Much of the film presents Riggs directly facing the camera in a mid shot, against a black background. The effect recalls a theatre stage, with Riggs the sole performer, addressing the viewer in first person prose. Here is Riggs stripped bare, revealing to us his innermost thoughts and feelings. From this position, the viewer is able to see (or at least imagine) social issues such as homophobia, AIDs and racism, from the inside. In one scene, Riggs recalls childhood homophobic taunts. The camera cuts rapidly from extreme close ups of mouths swearing insults, back to Riggs’ face, closing in on his pained eyes. Though he says nothing, we hear his poetic inner monologue, expressing the isolation and confusion he feels. Simultaneously, the insults are sped up and repeated, creating a cruel rhythmic song which seems to encircle both Riggs and ourselves. Thus the viewer become aware on an experiential level of the marginalizing effect of such taunts. These emotional scenes are intercut with lighter, humorous sequences, which offer a window into black gay ‘scenes’ and satirize common stereotypes. One sequence, ‘Snapthology’, appears as an entertaining instructional video on how to execute a successful finger snap, a form of haughty derision. The viewer cannot help but try the ‘snap’ and yet perceive the sequence’s sad implication; that this skill has developed as a form of defense against a hostile culture.
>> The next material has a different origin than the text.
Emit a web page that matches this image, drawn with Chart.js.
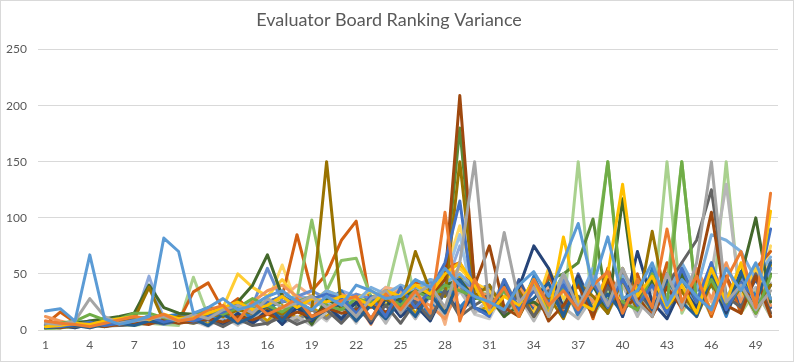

Beginning with the repeating words, ‘Brother to Brother’, Tongues Untied is threaded with narrative; prose, poetry, wordplay, rap, song, interpretive dance. Riggs reminds us that African-American musical and rhythmic skill has historically provided one of the few permitted forms of acceptance and inclusion for African Americans within a dominant white culture. Here he expressly reclaims this musical heritage for himself and his brothers within the gay African American community. Indeed Tongues Untied is a reflection of that very community, with Riggs’ friends participating in many of the sequences. Moreover, much of the narrative involves overlapping voices or multiple voices speaking in unison, indicating that the subjective space which the viewer is temporarily occupying is a shared space – the ‘I’ expressed is not Riggs alone, but is a group ‘I’. This group connection provides the backdrop for Rigg’s central realisation ; that once he was able to love other black men, he was able to love himself. Thus Tongues Untied culminates in a kind of political call to action, but not of the usual sort:
“Black men loving Black men is the revolutionary act”. SNAP!